■ **What you are asked to do**
Each line that holds the word "source" is to be identified and copied.

[BEGIN]

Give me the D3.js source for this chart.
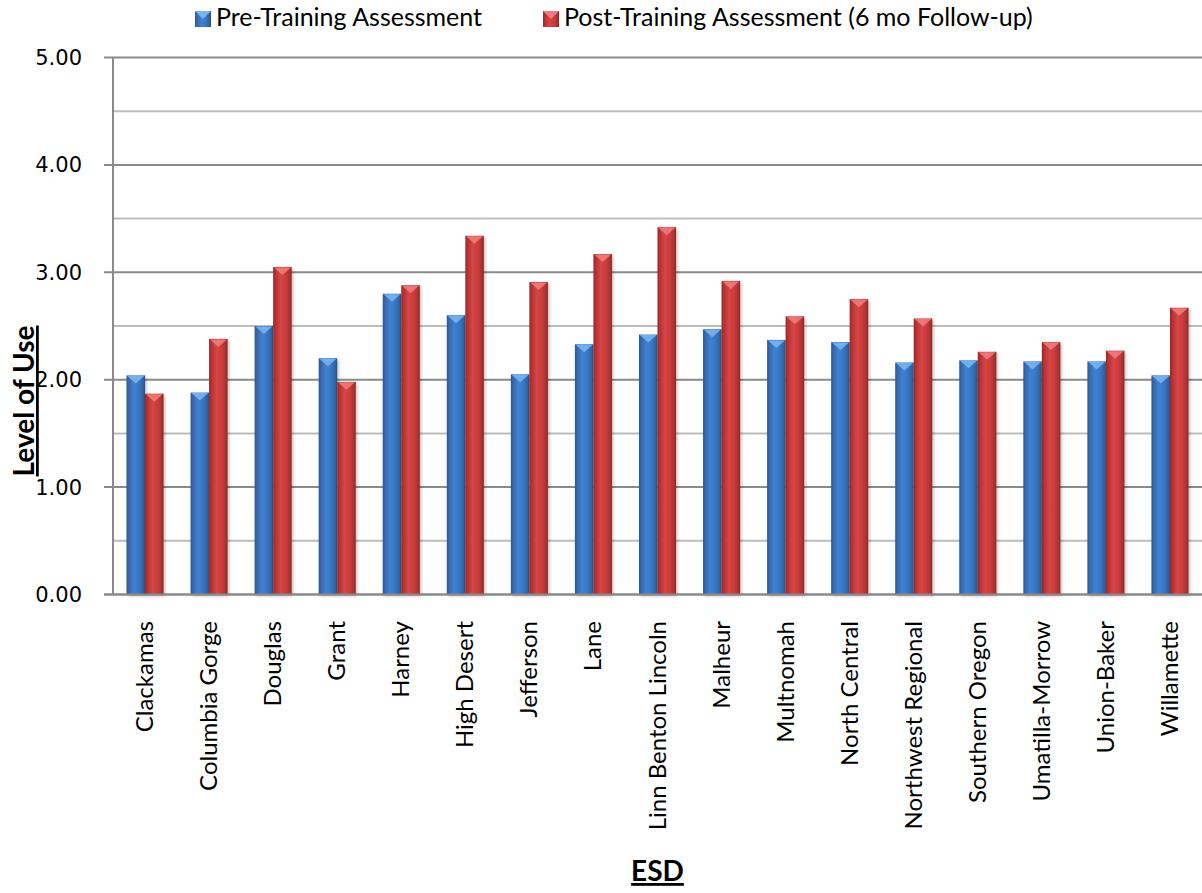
<!DOCTYPE html>
<html>
<head>
<meta charset="utf-8">
<script src="https://cdn.jsdelivr.net/npm/d3@7"></script>
<style>
  body { margin: 0; background: #fff; }
  svg { display: block; }
</style>
</head>
<body>
<div id="chart"></div>
<script>
var svgWidth = 1202;
var svgHeight = 893;

// data
var categories = ["Clackamas", "Columbia Gorge", "Douglas", "Grant", "Harney", "High Desert",
  "Jefferson", "Lane", "Linn Benton Lincoln", "Malheur", "Multnomah", "North Central",
  "Northwest Regional", "Southern Oregon", "Umatilla-Morrow", "Union-Baker", "Willamette"];
var preValues = [2.04, 1.88, 2.50, 2.20, 2.80, 2.60, 2.05, 2.33, 2.42, 2.47, 2.37, 2.35, 2.16, 2.18, 2.17, 2.17, 2.04];
var postValues = [1.87, 2.38, 3.05, 1.98, 2.88, 3.34, 2.91, 3.17, 3.42, 2.92, 2.59, 2.75, 2.57, 2.26, 2.35, 2.27, 2.67];
var seriesNames = ["Pre-Training Assessment", "Post-Training Assessment (6 mo Follow-up)"];
var yTicks = [0, 1, 2, 3, 4, 5];
var yMinor = [0.5, 1.5, 2.5, 3.5, 4.5];

var plot = { left: 113, right: 1202, top: 57.5, bottom: 594.5 };

var svg = d3.select("#chart")
  .append("svg")
  .attr("width", svgWidth)
  .attr("height", svgHeight);

var defs = svg.append("defs");

function barGradient(id, stops) {
  var g = defs.append("linearGradient").attr("id", id)
    .attr("x1", "0").attr("x2", "1").attr("y1", "0").attr("y2", "0");
  stops.forEach(function(s) {
    g.append("stop").attr("offset", s[0]).attr("stop-color", s[1]);
  });
}
barGradient("gBlue", [[0, "#2b5893"], [0.12, "#3568ad"], [0.4, "#4281cf"], [0.7, "#3a75c0"], [0.92, "#2f609f"], [1, "#264d82"]]);
barGradient("gRed", [[0, "#962828"], [0.12, "#b33232"], [0.4, "#d84545"], [0.7, "#c83c3c"], [0.92, "#a73030"], [1, "#872222"]]);

var shadow = defs.append("filter").attr("id", "shadow")
  .attr("x", "-30%").attr("y", "-10%").attr("width", "160%").attr("height", "120%");
shadow.append("feDropShadow").attr("dx", 1.5).attr("dy", 1.5).attr("stdDeviation", 1.5)
  .attr("flood-color", "#000").attr("flood-opacity", 0.25);

var yScale = d3.scaleLinear().domain([0, 5]).range([plot.bottom, plot.top]);

var xScale = d3.scaleBand()
  .domain(categories)
  .range([plot.left, plot.right])
  .paddingInner(0.422)
  .paddingOuter(0.211);

var xSub = d3.scaleBand().domain([0, 1]).range([0, xScale.bandwidth()]);

// minor gridlines
svg.append("g").selectAll("line")
  .data(yMinor)
  .enter().append("line")
  .attr("x1", plot.left).attr("x2", plot.right)
  .attr("y1", d => yScale(d)).attr("y2", d => yScale(d))
  .attr("stroke", "#bdbdbd").attr("stroke-width", 2);

// major gridlines + ticks
svg.append("g").selectAll("line")
  .data(yTicks)
  .enter().append("line")
  .attr("x1", plot.left - 9).attr("x2", plot.right)
  .attr("y1", d => yScale(d)).attr("y2", d => yScale(d))
  .attr("stroke", "#8a8a8a").attr("stroke-width", 2);

// y axis line
svg.append("line")
  .attr("x1", plot.left).attr("x2", plot.left)
  .attr("y1", plot.top).attr("y2", plot.bottom)
  .attr("stroke", "#8a8a8a").attr("stroke-width", 2);

// y tick labels
svg.append("g").selectAll("text")
  .data(yTicks)
  .enter().append("text")
  .attr("x", 82)
  .attr("y", d => yScale(d))
  .attr("dy", "0.36em")
  .attr("text-anchor", "end")
  .style("font-family", "'DejaVu Sans', sans-serif")
  .style("font-size", "21px")
  .attr("fill", "#000")
  .text(d => d3.format(".2f")(d));

// bars
var series = [
  { values: preValues, fill: "url(#gBlue)", top: "#77b4f2" },
  { values: postValues, fill: "url(#gRed)", top: "#f27a7a" }
];

series.forEach(function(s, si) {
  var g = svg.append("g");
  var groups = g.selectAll("g")
    .data(categories)
    .enter().append("g")
    .attr("transform", d => `translate(${xScale(d) + xSub(si)},0)`);

  groups.append("rect")
    .attr("x", 0)
    .attr("y", (d, i) => yScale(s.values[i]))
    .attr("width", xSub.bandwidth())
    .attr("height", (d, i) => yScale(0) - yScale(s.values[i]))
    .attr("fill", s.fill)
    .attr("filter", "url(#shadow)");

  // top bevel triangle
  groups.append("path")
    .attr("d", function(d, i) {
      var y0 = yScale(s.values[i]);
      var w = xSub.bandwidth();
      return `M0.8,${y0 + 0.5} L${w - 0.8},${y0 + 0.5} L${w / 2},${y0 + 8} Z`;
    })
    .attr("fill", s.top)
    .attr("opacity", 0.9);
});

// bottom axis line drawn on top of bars
svg.append("line")
  .attr("x1", plot.left - 9).attr("x2", plot.right)
  .attr("y1", plot.bottom).attr("y2", plot.bottom)
  .attr("stroke", "#8a8a8a").attr("stroke-width", 2);

// category labels
svg.append("g").selectAll("text")
  .data(categories)
  .enter().append("text")
  .attr("transform", d => `translate(${xScale(d) + xScale.bandwidth() / 2 + 8},621) rotate(-90)`)
  .attr("text-anchor", "end")
  .style("font-family", "Lato, sans-serif")
  .style("font-size", "24px")
  .attr("fill", "#000")
  .text(d => d);

// axis titles
svg.append("text")
  .attr("transform", "translate(34,401) rotate(-90)")
  .attr("text-anchor", "middle")
  .style("font-family", "Lato, sans-serif")
  .style("font-size", "28px")
  .style("font-weight", "bold")
  .style("text-decoration", "underline")
  .text("Level of Use");

svg.append("text")
  .attr("x", (plot.left + plot.right) / 2)
  .attr("y", 881)
  .attr("text-anchor", "middle")
  .style("font-family", "Lato, sans-serif")
  .style("font-size", "28px")
  .style("font-weight", "bold")
  .style("text-decoration", "underline")
  .text("ESD");

// legend
var legendX = [195, 543];
var legendColors = [["url(#gBlue)", "#77b4f2"], ["url(#gRed)", "#f27a7a"]];
var legend = svg.append("g").selectAll("g")
  .data(seriesNames)
  .enter().append("g")
  .attr("transform", (d, i) => `translate(${legendX[i]},11)`);

legend.append("rect")
  .attr("width", 16).attr("height", 16)
  .attr("fill", (d, i) => legendColors[i][0]);
legend.append("path")
  .attr("d", "M0,0 L16,0 L8,8 Z")
  .attr("fill", (d, i) => legendColors[i][1]);

legend.append("text")
  .attr("x", 21)
  .attr("y", 15)
  .style("font-family", "Lato, sans-serif")
  .style("font-size", "25px")
  .attr("fill", "#000")
  .text(d => d);
</script>
</body>
</html>
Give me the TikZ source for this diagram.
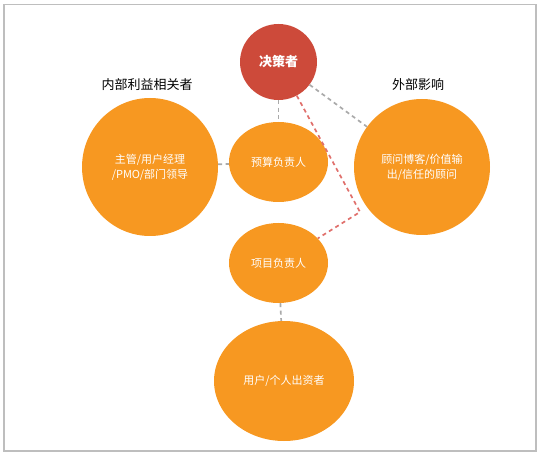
\documentclass[tikz,border=0pt]{standalone}
\usepackage{fontspec}
\setmainfont{Noto Sans CJK SC}
\usetikzlibrary{shapes.geometric}
\definecolor{SHOrange}{RGB}{247,152,33}
\definecolor{SHRed}{RGB}{205,74,58}
\definecolor{SHLine}{RGB}{170,170,170}
\definecolor{SHRedLine}{RGB}{224,112,108}
\definecolor{SHFrame}{RGB}{190,190,190}

\begin{document}
\begin{tikzpicture}[x=1pt, y=-1pt,
          bub/.style={ellipse, fill=SHOrange, inner sep=0pt, align=center,
                      text=white, font=\fontsize{11}{15}\selectfont},
          ttl/.style={font=\fontsize{13}{15}\selectfont, text=black},
          glink/.style={draw=SHLine, line width=1.7pt, dash pattern=on 4pt off 3.5pt},
          rlink/.style={draw=SHRedLine, line width=1.7pt, dash pattern=on 4pt off 3.5pt}
        ]
        \useasboundingbox (0,0) rectangle (541,457);
        % Frame
        \draw[SHFrame, line width=1.5pt] (4,4.5) rectangle (536,451);

        % Decision maker
        \node[ellipse, fill=SHRed, minimum width=77pt, minimum height=76pt,
              inner sep=0pt, text=white, font=\fontsize{13}{15}\selectfont\bfseries]
              (dec) at (278.5,62) {决策者};

        % Circles
        \node[bub, minimum width=136pt, minimum height=138pt] (inner) at (150,167)
              {主管/用户经理\\/PMO/部门领导};
        \node[bub, minimum width=99pt, minimum height=80pt] (budget) at (278.5,162)
              {预算负责人};
        \node[bub, minimum width=136pt, minimum height=136pt] (outer) at (422,167)
              {顾问博客/价值输\\出/信任的顾问};
        \node[bub, minimum width=99pt, minimum height=80pt] (proj) at (278.5,263)
              {项目负责人};
        \node[bub, minimum width=140pt, minimum height=120pt] (user) at (284,381)
              {用户/个人出资者};

        % Group titles
        \node[ttl] (innerttl) at (147,85) {内部利益相关者};
        \node[ttl] (outerttl) at (418,85) {外部影响};

        % Links
        \coordinate (bend) at (360,212);
        \draw[glink] (dec) -- (budget);
        \draw[glink] (inner) -- (budget);
        \draw[glink] (dec) -- (outer);
        \draw[glink] (proj) -- (user);
        \draw[rlink] (dec) -- (bend) -- (proj);
      \end{tikzpicture}
\end{document}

[END]

■ **Exercise output**
Give me the D3.js source for this chart.
Give me the TikZ source for this diagram.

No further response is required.